Above the screen he set up in late years a large cross painted blue with five gold stars on it, the cross of the heavens in the southern hemisphere. Near the pulpit he erected a curious piece of wood-carving, gilt and coloured, which he brought with him from Tamerton. It represents a castle attacked by a dragon with two heads. From the mouth of a beardless face issues a dove, which is represented flying towards the castle. This, he said, was an allegory. The castle is the Church assailed by Satan, the old dragon, through his twofold power, temporal and spiritual. But the Holy Spirit proceeding from the Son flies to the defence of the Church. On the other side of the castle was originally a bearded head, and a dove issuing in a similar manner from it; but it has been broken away. This represented the Paraclete proceeding from the Father as from the Son.
In the churchyard of Morwenstow is a granite tomb bearing the following inscription:—
Here Liet John Maning of ...
Who Died Without Issue ...
I am Beried in
the vi Daie of Av
gvst 1601.
John Manning of Stanbury, in Morwenstow, lived in the sixteenth century. He married Christiana Kempthorne. About six weeks after their marriage the husband was gored by a bull in a field between Tonacombe and Stanbury. His young bride died of grief within the year, and was buried in this altar tomb beside him.
The bed of this ill-fated pair, with their names carved on the head-board, was found by Mr. Hawker in one of the farms in the parish. He was very anxious to get possession of it. He begged it, and when refused offered money, but to no avail: the farmer would not part with it. After trying persuasion, entreaty, and offering large sums in vain, he had recourse to another expedient.
The vicar said to the farmer: “Does it ever strike you, S——, when lying in that bed, as you do of a night, how many corpses have preceded you? There was first of all poor John Manning, all dead and bloody, in 1601, his side ripped up by a bull’s horns, just where you lie so snug of a night. Then there was his bride, Christiana, lying there, where your wife sleeps, sobbing away her life, dying of a broken heart. Just you think, John, when you lie there, of that poor lone woman, how her tears dribbled all night long over the pillow on which your wife’s head rests. And one morning, when they came to look at her, SHE WAS DEAD. That was two hundred and fifty years ago. What a lot of corpses have occupied that bed, where you and your wife lie, since then! Think of it, John, of a night, and tell your wife to do the same. I dare say the dead flesh has struck a chill into the bed, that the feel of it makes you creep all over at times at dead of night. Doesn’t it, John? Two hundred and fifty years ago! That is about five generations—five men washed and laid out, their chins tied up on your pillow, John, and their dead eyes looking up at your ceiling; and five wives dead and laid out there too, and measured for their coffins, just where your wife sleeps so warm.

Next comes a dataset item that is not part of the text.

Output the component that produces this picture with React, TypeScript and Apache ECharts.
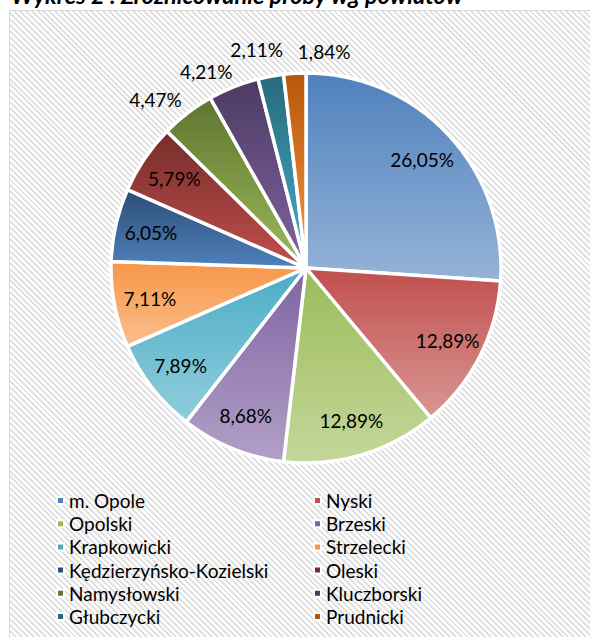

And then, John, consider, it’s most likely some of these farmers were married again, so we may say there were at least six or seven female corpses, let alone dead babies, in that bed. Why, John, there have been at least fourteen corpses in that bed, including John Manning bleeding to death, and Christiana weeping her life away. Think of that of a night. You will find it conducive to good.”